■ THE EXERCISE: Copy out the material below in full, but not its images.

begin SUPPLIED DATA

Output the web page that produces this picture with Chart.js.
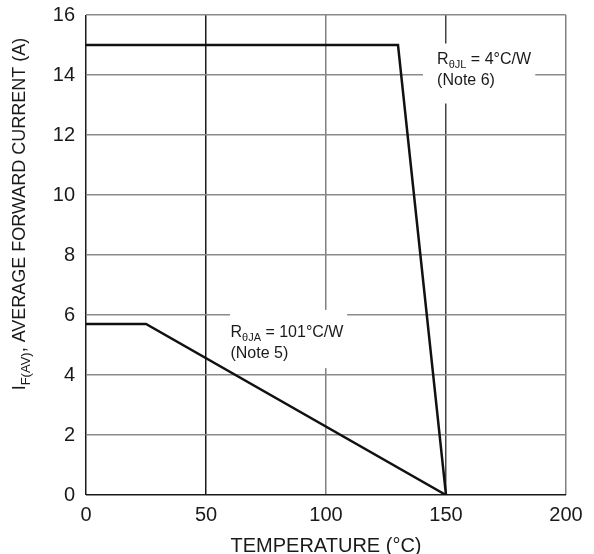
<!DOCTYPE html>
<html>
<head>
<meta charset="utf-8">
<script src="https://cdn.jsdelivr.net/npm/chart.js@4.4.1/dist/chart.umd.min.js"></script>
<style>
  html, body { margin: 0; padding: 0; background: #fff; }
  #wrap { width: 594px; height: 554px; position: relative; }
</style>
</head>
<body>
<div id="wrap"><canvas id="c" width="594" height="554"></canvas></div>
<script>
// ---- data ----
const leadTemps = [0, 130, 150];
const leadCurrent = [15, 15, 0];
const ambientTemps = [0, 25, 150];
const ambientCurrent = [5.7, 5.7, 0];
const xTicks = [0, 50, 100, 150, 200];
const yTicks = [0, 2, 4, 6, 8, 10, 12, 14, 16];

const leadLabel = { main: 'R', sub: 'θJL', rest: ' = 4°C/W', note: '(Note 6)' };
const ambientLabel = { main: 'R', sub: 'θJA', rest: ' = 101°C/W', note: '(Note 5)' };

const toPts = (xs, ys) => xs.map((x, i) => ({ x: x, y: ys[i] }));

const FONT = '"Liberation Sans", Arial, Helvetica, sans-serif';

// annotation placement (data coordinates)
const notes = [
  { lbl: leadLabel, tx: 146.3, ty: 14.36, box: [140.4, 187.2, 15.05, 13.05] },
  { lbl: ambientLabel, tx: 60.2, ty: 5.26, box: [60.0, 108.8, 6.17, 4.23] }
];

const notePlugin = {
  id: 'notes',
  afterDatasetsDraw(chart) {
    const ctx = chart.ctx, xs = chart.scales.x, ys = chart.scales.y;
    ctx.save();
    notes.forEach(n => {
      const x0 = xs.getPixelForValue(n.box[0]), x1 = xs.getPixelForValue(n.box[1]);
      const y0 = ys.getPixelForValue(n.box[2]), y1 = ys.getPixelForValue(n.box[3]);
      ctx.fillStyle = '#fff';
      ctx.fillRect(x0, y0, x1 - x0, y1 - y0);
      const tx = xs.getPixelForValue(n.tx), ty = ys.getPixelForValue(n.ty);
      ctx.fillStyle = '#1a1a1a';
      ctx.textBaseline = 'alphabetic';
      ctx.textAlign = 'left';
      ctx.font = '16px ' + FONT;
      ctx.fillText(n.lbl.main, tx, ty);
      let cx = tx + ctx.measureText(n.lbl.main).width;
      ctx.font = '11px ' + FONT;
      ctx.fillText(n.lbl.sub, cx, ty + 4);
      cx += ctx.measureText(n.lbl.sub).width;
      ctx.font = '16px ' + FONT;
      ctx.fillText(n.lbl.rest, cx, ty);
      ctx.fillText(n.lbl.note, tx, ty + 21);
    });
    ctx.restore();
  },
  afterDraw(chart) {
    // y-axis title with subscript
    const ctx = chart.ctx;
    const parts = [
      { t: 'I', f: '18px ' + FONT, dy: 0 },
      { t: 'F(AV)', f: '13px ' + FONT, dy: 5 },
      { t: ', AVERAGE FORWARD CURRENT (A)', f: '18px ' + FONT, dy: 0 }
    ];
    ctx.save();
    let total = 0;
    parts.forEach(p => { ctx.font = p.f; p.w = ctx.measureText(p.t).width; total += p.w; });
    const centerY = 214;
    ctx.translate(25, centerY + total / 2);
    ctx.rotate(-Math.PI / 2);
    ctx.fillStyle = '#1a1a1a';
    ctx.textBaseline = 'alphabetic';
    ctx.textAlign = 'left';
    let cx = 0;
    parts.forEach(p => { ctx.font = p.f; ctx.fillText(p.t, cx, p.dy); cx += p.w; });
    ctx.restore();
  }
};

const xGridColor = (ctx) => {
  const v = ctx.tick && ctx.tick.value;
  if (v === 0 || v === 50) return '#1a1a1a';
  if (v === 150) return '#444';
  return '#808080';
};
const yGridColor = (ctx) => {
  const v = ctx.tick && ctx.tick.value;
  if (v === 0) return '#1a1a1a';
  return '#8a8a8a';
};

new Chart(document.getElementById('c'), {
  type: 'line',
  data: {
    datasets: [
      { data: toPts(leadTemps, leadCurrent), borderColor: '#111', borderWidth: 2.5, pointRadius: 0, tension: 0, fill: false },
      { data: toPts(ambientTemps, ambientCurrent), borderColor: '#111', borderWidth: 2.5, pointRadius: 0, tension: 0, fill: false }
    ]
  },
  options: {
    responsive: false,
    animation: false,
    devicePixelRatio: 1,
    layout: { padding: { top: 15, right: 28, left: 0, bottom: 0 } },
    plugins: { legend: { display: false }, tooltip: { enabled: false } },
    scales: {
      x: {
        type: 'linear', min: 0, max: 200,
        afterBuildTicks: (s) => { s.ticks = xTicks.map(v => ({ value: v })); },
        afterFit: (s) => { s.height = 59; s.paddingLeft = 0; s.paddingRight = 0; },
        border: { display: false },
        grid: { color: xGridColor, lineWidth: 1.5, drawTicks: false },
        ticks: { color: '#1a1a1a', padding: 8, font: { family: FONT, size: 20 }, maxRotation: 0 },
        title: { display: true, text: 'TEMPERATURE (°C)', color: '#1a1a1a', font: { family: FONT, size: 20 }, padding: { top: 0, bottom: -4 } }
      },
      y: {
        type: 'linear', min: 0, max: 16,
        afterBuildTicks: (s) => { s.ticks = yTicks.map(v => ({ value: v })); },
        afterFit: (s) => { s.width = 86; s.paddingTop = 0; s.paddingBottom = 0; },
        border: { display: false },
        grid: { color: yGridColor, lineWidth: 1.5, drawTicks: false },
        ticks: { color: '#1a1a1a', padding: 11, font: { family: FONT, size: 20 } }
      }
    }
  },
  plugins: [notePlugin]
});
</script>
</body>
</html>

end SUPPLIED DATA

■ WRITTEN ANSWER:
Output the web page that produces this picture with Chart.js.
<!DOCTYPE html>
<html>
<head>
<meta charset="utf-8">
<script src="https://cdn.jsdelivr.net/npm/chart.js@4.4.1/dist/chart.umd.min.js"></script>
<style>
  html, body { margin: 0; padding: 0; background: #fff; }
  #wrap { width: 594px; height: 554px; position: relative; }
</style>
</head>
<body>
<div id="wrap"><canvas id="c" width="594" height="554"></canvas></div>
<script>
// ---- data ----
const leadTemps = [0, 130, 150];
const leadCurrent = [15, 15, 0];
const ambientTemps = [0, 25, 150];
const ambientCurrent = [5.7, 5.7, 0];
const xTicks = [0, 50, 100, 150, 200];
const yTicks = [0, 2, 4, 6, 8, 10, 12, 14, 16];

const leadLabel = { main: 'R', sub: 'θJL', rest: ' = 4°C/W', note: '(Note 6)' };
const ambientLabel = { main: 'R', sub: 'θJA', rest: ' = 101°C/W', note: '(Note 5)' };

const toPts = (xs, ys) => xs.map((x, i) => ({ x: x, y: ys[i] }));

const FONT = '"Liberation Sans", Arial, Helvetica, sans-serif';

// annotation placement (data coordinates)
const notes = [
  { lbl: leadLabel, tx: 146.3, ty: 14.36, box: [140.4, 187.2, 15.05, 13.05] },
  { lbl: ambientLabel, tx: 60.2, ty: 5.26, box: [60.0, 108.8, 6.17, 4.23] }
];

const notePlugin = {
  id: 'notes',
  afterDatasetsDraw(chart) {
    const ctx = chart.ctx, xs = chart.scales.x, ys = chart.scales.y;
    ctx.save();
    notes.forEach(n => {
      const x0 = xs.getPixelForValue(n.box[0]), x1 = xs.getPixelForValue(n.box[1]);
      const y0 = ys.getPixelForValue(n.box[2]), y1 = ys.getPixelForValue(n.box[3]);
      ctx.fillStyle = '#fff';
      ctx.fillRect(x0, y0, x1 - x0, y1 - y0);
      const tx = xs.getPixelForValue(n.tx), ty = ys.getPixelForValue(n.ty);
      ctx.fillStyle = '#1a1a1a';
      ctx.textBaseline = 'alphabetic';
      ctx.textAlign = 'left';
      ctx.font = '16px ' + FONT;
      ctx.fillText(n.lbl.main, tx, ty);
      let cx = tx + ctx.measureText(n.lbl.main).width;
      ctx.font = '11px ' + FONT;
      ctx.fillText(n.lbl.sub, cx, ty + 4);
      cx += ctx.measureText(n.lbl.sub).width;
      ctx.font = '16px ' + FONT;
      ctx.fillText(n.lbl.rest, cx, ty);
      ctx.fillText(n.lbl.note, tx, ty + 21);
    });
    ctx.restore();
  },
  afterDraw(chart) {
    // y-axis title with subscript
    const ctx = chart.ctx;
    const parts = [
      { t: 'I', f: '18px ' + FONT, dy: 0 },
      { t: 'F(AV)', f: '13px ' + FONT, dy: 5 },
      { t: ', AVERAGE FORWARD CURRENT (A)', f: '18px ' + FONT, dy: 0 }
    ];
    ctx.save();
    let total = 0;
    parts.forEach(p => { ctx.font = p.f; p.w = ctx.measureText(p.t).width; total += p.w; });
    const centerY = 214;
    ctx.translate(25, centerY + total / 2);
    ctx.rotate(-Math.PI / 2);
    ctx.fillStyle = '#1a1a1a';
    ctx.textBaseline = 'alphabetic';
    ctx.textAlign = 'left';
    let cx = 0;
    parts.forEach(p => { ctx.font = p.f; ctx.fillText(p.t, cx, p.dy); cx += p.w; });
    ctx.restore();
  }
};

const xGridColor = (ctx) => {
  const v = ctx.tick && ctx.tick.value;
  if (v === 0 || v === 50) return '#1a1a1a';
  if (v === 150) return '#444';
  return '#808080';
};
const yGridColor = (ctx) => {
  const v = ctx.tick && ctx.tick.value;
  if (v === 0) return '#1a1a1a';
  return '#8a8a8a';
};

new Chart(document.getElementById('c'), {
  type: 'line',
  data: {
    datasets: [
      { data: toPts(leadTemps, leadCurrent), borderColor: '#111', borderWidth: 2.5, pointRadius: 0, tension: 0, fill: false },
      { data: toPts(ambientTemps, ambientCurrent), borderColor: '#111', borderWidth: 2.5, pointRadius: 0, tension: 0, fill: false }
    ]
  },
  options: {
    responsive: false,
    animation: false,
    devicePixelRatio: 1,
    layout: { padding: { top: 15, right: 28, left: 0, bottom: 0 } },
    plugins: { legend: { display: false }, tooltip: { enabled: false } },
    scales: {
      x: {
        type: 'linear', min: 0, max: 200,
        afterBuildTicks: (s) => { s.ticks = xTicks.map(v => ({ value: v })); },
        afterFit: (s) => { s.height = 59; s.paddingLeft = 0; s.paddingRight = 0; },
        border: { display: false },
        grid: { color: xGridColor, lineWidth: 1.5, drawTicks: false },
        ticks: { color: '#1a1a1a', padding: 8, font: { family: FONT, size: 20 }, maxRotation: 0 },
        title: { display: true, text: 'TEMPERATURE (°C)', color: '#1a1a1a', font: { family: FONT, size: 20 }, padding: { top: 0, bottom: -4 } }
      },
      y: {
        type: 'linear', min: 0, max: 16,
        afterBuildTicks: (s) => { s.ticks = yTicks.map(v => ({ value: v })); },
        afterFit: (s) => { s.width = 86; s.paddingTop = 0; s.paddingBottom = 0; },
        border: { display: false },
        grid: { color: yGridColor, lineWidth: 1.5, drawTicks: false },
        ticks: { color: '#1a1a1a', padding: 11, font: { family: FONT, size: 20 } }
      }
    }
  },
  plugins: [notePlugin]
});
</script>
</body>
</html>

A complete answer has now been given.